> [Material]
□ □ □ □ □ □ □

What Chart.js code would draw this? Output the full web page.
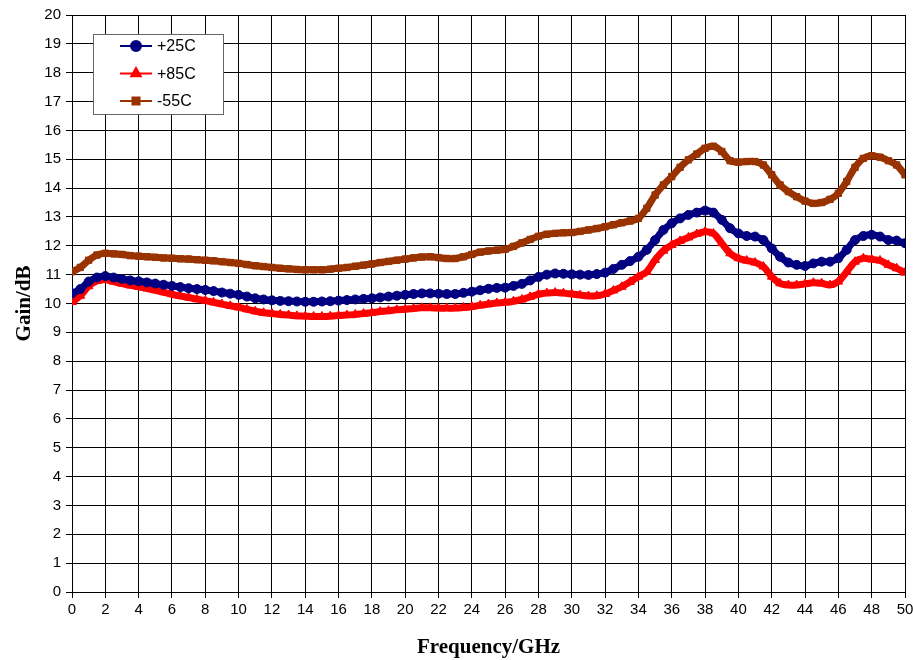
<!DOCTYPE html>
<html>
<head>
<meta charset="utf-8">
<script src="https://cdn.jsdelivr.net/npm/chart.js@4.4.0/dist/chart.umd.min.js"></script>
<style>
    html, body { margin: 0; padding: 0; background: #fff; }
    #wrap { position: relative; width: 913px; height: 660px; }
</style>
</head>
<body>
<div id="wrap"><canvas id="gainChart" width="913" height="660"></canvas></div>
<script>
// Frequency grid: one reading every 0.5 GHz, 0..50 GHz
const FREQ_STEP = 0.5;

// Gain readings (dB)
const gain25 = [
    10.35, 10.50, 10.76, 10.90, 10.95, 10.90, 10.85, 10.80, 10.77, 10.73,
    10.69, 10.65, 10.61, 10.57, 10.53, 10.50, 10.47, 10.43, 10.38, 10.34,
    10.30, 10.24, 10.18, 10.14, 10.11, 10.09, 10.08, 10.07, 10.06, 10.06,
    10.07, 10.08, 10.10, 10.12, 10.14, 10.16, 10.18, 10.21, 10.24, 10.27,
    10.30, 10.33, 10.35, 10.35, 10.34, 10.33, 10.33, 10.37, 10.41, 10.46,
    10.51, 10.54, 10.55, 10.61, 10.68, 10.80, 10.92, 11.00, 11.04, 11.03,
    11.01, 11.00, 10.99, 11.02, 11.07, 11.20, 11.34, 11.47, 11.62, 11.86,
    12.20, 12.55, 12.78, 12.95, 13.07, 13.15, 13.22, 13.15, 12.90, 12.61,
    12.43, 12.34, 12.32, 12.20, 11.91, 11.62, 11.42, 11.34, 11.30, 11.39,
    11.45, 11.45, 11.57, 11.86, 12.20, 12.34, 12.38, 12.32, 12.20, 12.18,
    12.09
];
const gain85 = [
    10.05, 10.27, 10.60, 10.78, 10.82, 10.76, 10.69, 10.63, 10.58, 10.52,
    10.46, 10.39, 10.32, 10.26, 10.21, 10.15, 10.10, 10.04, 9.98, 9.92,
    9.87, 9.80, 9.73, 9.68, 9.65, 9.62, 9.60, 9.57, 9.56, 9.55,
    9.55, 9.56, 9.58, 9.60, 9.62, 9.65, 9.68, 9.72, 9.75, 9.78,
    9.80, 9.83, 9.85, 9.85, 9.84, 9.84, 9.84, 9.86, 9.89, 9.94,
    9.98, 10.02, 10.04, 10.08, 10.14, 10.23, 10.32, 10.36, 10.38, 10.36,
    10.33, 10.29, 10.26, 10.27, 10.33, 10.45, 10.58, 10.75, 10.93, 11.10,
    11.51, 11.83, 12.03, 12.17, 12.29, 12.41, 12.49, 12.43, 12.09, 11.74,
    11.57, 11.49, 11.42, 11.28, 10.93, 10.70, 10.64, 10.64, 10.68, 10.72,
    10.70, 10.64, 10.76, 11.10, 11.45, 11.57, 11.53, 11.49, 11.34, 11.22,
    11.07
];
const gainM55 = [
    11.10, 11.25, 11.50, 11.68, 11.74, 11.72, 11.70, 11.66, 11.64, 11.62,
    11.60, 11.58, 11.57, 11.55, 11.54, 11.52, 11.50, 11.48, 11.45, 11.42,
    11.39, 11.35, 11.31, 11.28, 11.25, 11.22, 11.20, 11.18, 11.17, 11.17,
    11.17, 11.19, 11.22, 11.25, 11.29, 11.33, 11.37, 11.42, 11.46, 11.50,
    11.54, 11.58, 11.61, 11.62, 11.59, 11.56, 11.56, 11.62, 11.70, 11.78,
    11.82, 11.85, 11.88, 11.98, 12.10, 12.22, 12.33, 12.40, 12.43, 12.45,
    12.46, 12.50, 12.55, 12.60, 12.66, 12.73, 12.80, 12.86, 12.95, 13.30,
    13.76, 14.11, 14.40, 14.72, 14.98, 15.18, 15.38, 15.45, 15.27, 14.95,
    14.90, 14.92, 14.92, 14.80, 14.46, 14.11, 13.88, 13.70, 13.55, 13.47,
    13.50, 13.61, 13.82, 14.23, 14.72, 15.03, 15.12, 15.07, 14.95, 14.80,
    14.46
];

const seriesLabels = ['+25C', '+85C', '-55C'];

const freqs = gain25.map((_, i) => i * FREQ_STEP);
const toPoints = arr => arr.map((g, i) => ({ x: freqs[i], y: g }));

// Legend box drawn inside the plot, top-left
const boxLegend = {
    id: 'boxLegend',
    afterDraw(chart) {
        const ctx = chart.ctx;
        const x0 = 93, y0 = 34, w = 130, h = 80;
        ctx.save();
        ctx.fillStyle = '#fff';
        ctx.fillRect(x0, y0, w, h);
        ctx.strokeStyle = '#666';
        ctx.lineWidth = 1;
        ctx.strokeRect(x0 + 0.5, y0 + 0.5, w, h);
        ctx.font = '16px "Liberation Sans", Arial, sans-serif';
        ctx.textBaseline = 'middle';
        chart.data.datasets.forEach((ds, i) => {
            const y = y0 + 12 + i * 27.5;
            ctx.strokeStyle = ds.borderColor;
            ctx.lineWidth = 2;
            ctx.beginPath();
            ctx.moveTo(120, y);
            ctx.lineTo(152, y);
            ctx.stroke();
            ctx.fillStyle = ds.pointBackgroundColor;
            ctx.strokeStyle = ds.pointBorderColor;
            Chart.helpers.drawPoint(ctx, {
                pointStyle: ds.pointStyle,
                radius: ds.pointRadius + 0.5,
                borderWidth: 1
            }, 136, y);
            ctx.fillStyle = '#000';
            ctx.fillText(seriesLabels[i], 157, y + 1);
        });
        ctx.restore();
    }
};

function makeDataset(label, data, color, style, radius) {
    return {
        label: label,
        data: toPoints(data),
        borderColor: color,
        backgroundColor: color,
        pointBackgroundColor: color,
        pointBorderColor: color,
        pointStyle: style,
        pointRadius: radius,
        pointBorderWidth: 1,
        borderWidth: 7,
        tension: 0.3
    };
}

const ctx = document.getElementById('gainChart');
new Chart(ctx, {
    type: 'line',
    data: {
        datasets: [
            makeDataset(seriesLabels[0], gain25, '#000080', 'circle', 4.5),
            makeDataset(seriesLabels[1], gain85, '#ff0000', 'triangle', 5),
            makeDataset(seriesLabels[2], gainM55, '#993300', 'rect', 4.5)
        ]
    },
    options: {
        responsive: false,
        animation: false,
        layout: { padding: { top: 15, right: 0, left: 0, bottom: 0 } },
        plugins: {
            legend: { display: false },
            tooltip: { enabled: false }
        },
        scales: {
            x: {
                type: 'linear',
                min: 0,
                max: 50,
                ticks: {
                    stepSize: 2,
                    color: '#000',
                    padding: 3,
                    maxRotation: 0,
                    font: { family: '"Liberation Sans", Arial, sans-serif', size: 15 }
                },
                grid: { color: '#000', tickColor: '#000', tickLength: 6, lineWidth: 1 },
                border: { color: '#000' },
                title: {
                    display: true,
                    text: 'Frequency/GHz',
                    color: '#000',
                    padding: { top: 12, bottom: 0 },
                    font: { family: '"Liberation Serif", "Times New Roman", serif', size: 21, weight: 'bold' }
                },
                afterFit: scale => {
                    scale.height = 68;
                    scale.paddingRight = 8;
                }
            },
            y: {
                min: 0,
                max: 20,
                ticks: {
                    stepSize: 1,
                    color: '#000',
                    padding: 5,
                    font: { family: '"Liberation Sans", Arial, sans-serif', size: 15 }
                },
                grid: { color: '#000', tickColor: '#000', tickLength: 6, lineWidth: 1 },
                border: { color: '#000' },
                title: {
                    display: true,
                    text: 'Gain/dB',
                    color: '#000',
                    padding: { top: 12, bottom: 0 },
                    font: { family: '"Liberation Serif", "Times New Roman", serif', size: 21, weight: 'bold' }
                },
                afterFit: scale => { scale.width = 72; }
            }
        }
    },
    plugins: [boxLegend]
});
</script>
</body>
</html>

□ □ □ □ □ □ □

> [What you will do]
Without the pictures, return the listing above from its first line through the line that has "const FREQ_STEP = 0.5;".

> [Result below]
What Chart.js code would draw this? Output the full web page.
<!DOCTYPE html>
<html>
<head>
<meta charset="utf-8">
<script src="https://cdn.jsdelivr.net/npm/chart.js@4.4.0/dist/chart.umd.min.js"></script>
<style>
    html, body { margin: 0; padding: 0; background: #fff; }
    #wrap { position: relative; width: 913px; height: 660px; }
</style>
</head>
<body>
<div id="wrap"><canvas id="gainChart" width="913" height="660"></canvas></div>
<script>
// Frequency grid: one reading every 0.5 GHz, 0..50 GHz
const FREQ_STEP = 0.5;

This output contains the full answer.